Not everyone is capable to run an Olympic 100 meters final or even to become Olympic champion. Talent and extensive training are required. Quality of resources is another factor of importance for innovation speed. This concerns as well the technical as governance capabilities which should be tuned to proper innovation circumstances: 1) Skilled and experienced engineers and/or subject matter experts are important to contribute directly to the required result. 2) (New) Governance skills are important to direct and align the effort of engineers and subject matter experts and to keep focus on the required product result. Good governance creates proper conditions for shared business development and protects the safe and reliable environment. The latter sounds simple and logic but requires often a lot of courage and tenacity from the involved management.
This can be arranged via working in small and dedicated teams. Bank and startups can assign their best employees serving the innovation purpose and bringing them together in one or more teams. For their contribution team members should have clear task descriptions. Physical proximity is not a necessity. Examples from practice and research show that a strong performance also can be accomplished with virtual teams.
(Executive) sponsors and stakeholders should protect the innovation initiative by setting priorities. To protect deadlines quick decision taking is important when needed. This does not mean that pushing and pressure is the main management instrument to apply. Empathy and understanding when technical engineers and subject matter experts need help is at least equally important. Bank and startup should maintain an open and transparent way of working. Sharing one and the same management report regarding the status of innovation initiatives can support here.
5. (Re)use of standard technologies
Technological facilities can also be an important accelerator.

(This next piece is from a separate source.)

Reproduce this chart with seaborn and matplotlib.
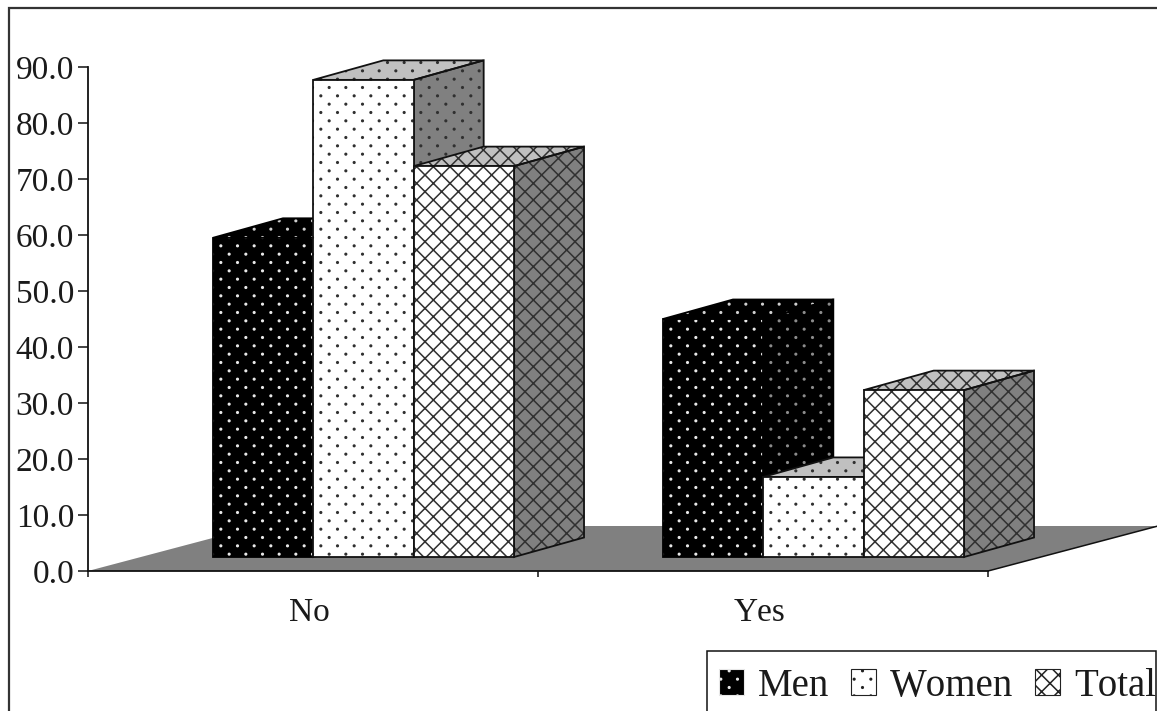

We have learned that compared to (re)use of standard components customisations can draw back high speed when software has to be developed, tested and integrated from scratch. This risk can be limited with state of the art software development tools. Due to its high grade of automation high speed development tools like SPADE – an instrument to drive IT-modernisation – provide an alternative to develop customised software solutions with high pace. Usage of proven distribution and configuration tooling to automate routine work is also an accelerator of speed.
Focus on high speed during innovation leads also to undesired side effects. Quality related defects are mentioned in the surveyii and rework or repair costs are referred to as a consequence. Difficulties with the acceptance of the product or service should also be taken into account. From a governance point of view high speed focus can involve narrow mindedness and wrong assumptions. Be aware that high speed innovation does not degenerates into sloppy rushing!